### Task description:
Repeat the lines below exactly as they appear, but leave out the images.

===== Information provided =====

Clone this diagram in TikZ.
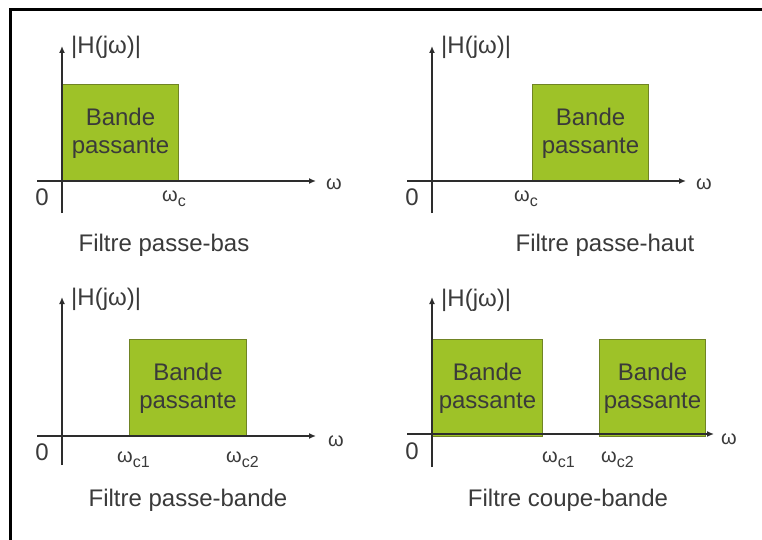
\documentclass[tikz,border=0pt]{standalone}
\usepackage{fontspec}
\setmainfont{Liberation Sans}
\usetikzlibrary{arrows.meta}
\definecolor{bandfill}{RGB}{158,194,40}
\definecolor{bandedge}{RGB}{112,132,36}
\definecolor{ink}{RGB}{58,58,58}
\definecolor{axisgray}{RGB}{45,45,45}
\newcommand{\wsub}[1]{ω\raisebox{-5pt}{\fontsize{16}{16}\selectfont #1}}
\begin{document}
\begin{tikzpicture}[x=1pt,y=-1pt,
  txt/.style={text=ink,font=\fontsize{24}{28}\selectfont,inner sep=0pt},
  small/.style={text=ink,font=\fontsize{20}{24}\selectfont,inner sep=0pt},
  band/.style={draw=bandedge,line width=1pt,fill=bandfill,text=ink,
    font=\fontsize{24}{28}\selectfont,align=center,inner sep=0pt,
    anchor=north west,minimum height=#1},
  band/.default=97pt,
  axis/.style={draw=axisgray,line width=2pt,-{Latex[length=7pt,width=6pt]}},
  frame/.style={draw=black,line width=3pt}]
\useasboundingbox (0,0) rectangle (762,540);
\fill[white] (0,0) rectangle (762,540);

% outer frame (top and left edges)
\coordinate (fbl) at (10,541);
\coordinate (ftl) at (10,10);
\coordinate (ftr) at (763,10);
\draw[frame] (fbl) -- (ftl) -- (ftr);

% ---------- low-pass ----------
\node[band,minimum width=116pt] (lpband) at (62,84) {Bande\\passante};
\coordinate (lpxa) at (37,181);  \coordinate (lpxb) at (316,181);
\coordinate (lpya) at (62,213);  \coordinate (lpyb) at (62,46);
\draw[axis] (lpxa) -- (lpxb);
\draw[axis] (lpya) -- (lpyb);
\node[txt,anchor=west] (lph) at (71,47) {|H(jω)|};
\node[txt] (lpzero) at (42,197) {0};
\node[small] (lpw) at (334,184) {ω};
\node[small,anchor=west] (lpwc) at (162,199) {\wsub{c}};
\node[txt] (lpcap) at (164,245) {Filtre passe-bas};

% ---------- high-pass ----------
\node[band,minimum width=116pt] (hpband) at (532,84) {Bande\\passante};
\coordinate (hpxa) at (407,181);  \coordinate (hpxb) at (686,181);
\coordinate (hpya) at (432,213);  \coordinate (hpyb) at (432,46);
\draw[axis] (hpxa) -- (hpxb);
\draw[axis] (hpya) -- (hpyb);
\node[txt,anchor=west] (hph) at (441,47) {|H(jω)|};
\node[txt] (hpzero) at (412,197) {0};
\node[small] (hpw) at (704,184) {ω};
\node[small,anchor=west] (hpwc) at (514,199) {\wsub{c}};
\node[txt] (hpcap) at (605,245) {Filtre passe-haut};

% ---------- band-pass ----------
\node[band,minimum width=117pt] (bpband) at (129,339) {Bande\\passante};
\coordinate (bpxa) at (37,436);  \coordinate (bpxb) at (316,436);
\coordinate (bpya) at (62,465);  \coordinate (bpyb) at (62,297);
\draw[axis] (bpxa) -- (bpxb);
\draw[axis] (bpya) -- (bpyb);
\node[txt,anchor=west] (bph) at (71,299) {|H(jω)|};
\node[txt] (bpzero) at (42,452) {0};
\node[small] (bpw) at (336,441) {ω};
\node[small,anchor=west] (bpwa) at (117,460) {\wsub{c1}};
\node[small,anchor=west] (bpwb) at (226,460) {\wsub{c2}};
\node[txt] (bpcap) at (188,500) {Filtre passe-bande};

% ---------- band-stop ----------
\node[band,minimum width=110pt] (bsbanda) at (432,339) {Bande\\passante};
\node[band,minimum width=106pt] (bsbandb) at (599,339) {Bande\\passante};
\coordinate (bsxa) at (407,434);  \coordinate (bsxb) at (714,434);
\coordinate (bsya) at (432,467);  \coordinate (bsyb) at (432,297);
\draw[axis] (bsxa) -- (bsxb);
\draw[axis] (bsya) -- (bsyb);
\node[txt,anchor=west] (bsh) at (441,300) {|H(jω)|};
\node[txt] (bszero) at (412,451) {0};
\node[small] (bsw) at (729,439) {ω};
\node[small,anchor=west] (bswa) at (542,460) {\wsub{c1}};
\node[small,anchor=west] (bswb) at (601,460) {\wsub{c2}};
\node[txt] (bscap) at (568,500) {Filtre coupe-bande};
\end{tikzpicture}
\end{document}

=====

### Reply to the task:
Clone this diagram in TikZ.
\documentclass[tikz,border=0pt]{standalone}
\usepackage{fontspec}
\setmainfont{Liberation Sans}
\usetikzlibrary{arrows.meta}
\definecolor{bandfill}{RGB}{158,194,40}
\definecolor{bandedge}{RGB}{112,132,36}
\definecolor{ink}{RGB}{58,58,58}
\definecolor{axisgray}{RGB}{45,45,45}
\newcommand{\wsub}[1]{ω\raisebox{-5pt}{\fontsize{16}{16}\selectfont #1}}
\begin{document}
\begin{tikzpicture}[x=1pt,y=-1pt,
  txt/.style={text=ink,font=\fontsize{24}{28}\selectfont,inner sep=0pt},
  small/.style={text=ink,font=\fontsize{20}{24}\selectfont,inner sep=0pt},
  band/.style={draw=bandedge,line width=1pt,fill=bandfill,text=ink,
    font=\fontsize{24}{28}\selectfont,align=center,inner sep=0pt,
    anchor=north west,minimum height=#1},
  band/.default=97pt,
  axis/.style={draw=axisgray,line width=2pt,-{Latex[length=7pt,width=6pt]}},
  frame/.style={draw=black,line width=3pt}]
\useasboundingbox (0,0) rectangle (762,540);
\fill[white] (0,0) rectangle (762,540);

% outer frame (top and left edges)
\coordinate (fbl) at (10,541);
\coordinate (ftl) at (10,10);
\coordinate (ftr) at (763,10);
\draw[frame] (fbl) -- (ftl) -- (ftr);

% ---------- low-pass ----------
\node[band,minimum width=116pt] (lpband) at (62,84) {Bande\\passante};
\coordinate (lpxa) at (37,181);  \coordinate (lpxb) at (316,181);
\coordinate (lpya) at (62,213);  \coordinate (lpyb) at (62,46);
\draw[axis] (lpxa) -- (lpxb);
\draw[axis] (lpya) -- (lpyb);
\node[txt,anchor=west] (lph) at (71,47) {|H(jω)|};
\node[txt] (lpzero) at (42,197) {0};
\node[small] (lpw) at (334,184) {ω};
\node[small,anchor=west] (lpwc) at (162,199) {\wsub{c}};
\node[txt] (lpcap) at (164,245) {Filtre passe-bas};

% ---------- high-pass ----------
\node[band,minimum width=116pt] (hpband) at (532,84) {Bande\\passante};
\coordinate (hpxa) at (407,181);  \coordinate (hpxb) at (686,181);
\coordinate (hpya) at (432,213);  \coordinate (hpyb) at (432,46);
\draw[axis] (hpxa) -- (hpxb);
\draw[axis] (hpya) -- (hpyb);
\node[txt,anchor=west] (hph) at (441,47) {|H(jω)|};
\node[txt] (hpzero) at (412,197) {0};
\node[small] (hpw) at (704,184) {ω};
\node[small,anchor=west] (hpwc) at (514,199) {\wsub{c}};
\node[txt] (hpcap) at (605,245) {Filtre passe-haut};

% ---------- band-pass ----------
\node[band,minimum width=117pt] (bpband) at (129,339) {Bande\\passante};
\coordinate (bpxa) at (37,436);  \coordinate (bpxb) at (316,436);
\coordinate (bpya) at (62,465);  \coordinate (bpyb) at (62,297);
\draw[axis] (bpxa) -- (bpxb);
\draw[axis] (bpya) -- (bpyb);
\node[txt,anchor=west] (bph) at (71,299) {|H(jω)|};
\node[txt] (bpzero) at (42,452) {0};
\node[small] (bpw) at (336,441) {ω};
\node[small,anchor=west] (bpwa) at (117,460) {\wsub{c1}};
\node[small,anchor=west] (bpwb) at (226,460) {\wsub{c2}};
\node[txt] (bpcap) at (188,500) {Filtre passe-bande};

% ---------- band-stop ----------
\node[band,minimum width=110pt] (bsbanda) at (432,339) {Bande\\passante};
\node[band,minimum width=106pt] (bsbandb) at (599,339) {Bande\\passante};
\coordinate (bsxa) at (407,434);  \coordinate (bsxb) at (714,434);
\coordinate (bsya) at (432,467);  \coordinate (bsyb) at (432,297);
\draw[axis] (bsxa) -- (bsxb);
\draw[axis] (bsya) -- (bsyb);
\node[txt,anchor=west] (bsh) at (441,300) {|H(jω)|};
\node[txt] (bszero) at (412,451) {0};
\node[small] (bsw) at (729,439) {ω};
\node[small,anchor=west] (bswa) at (542,460) {\wsub{c1}};
\node[small,anchor=west] (bswb) at (601,460) {\wsub{c2}};
\node[txt] (bscap) at (568,500) {Filtre coupe-bande};
\end{tikzpicture}
\end{document}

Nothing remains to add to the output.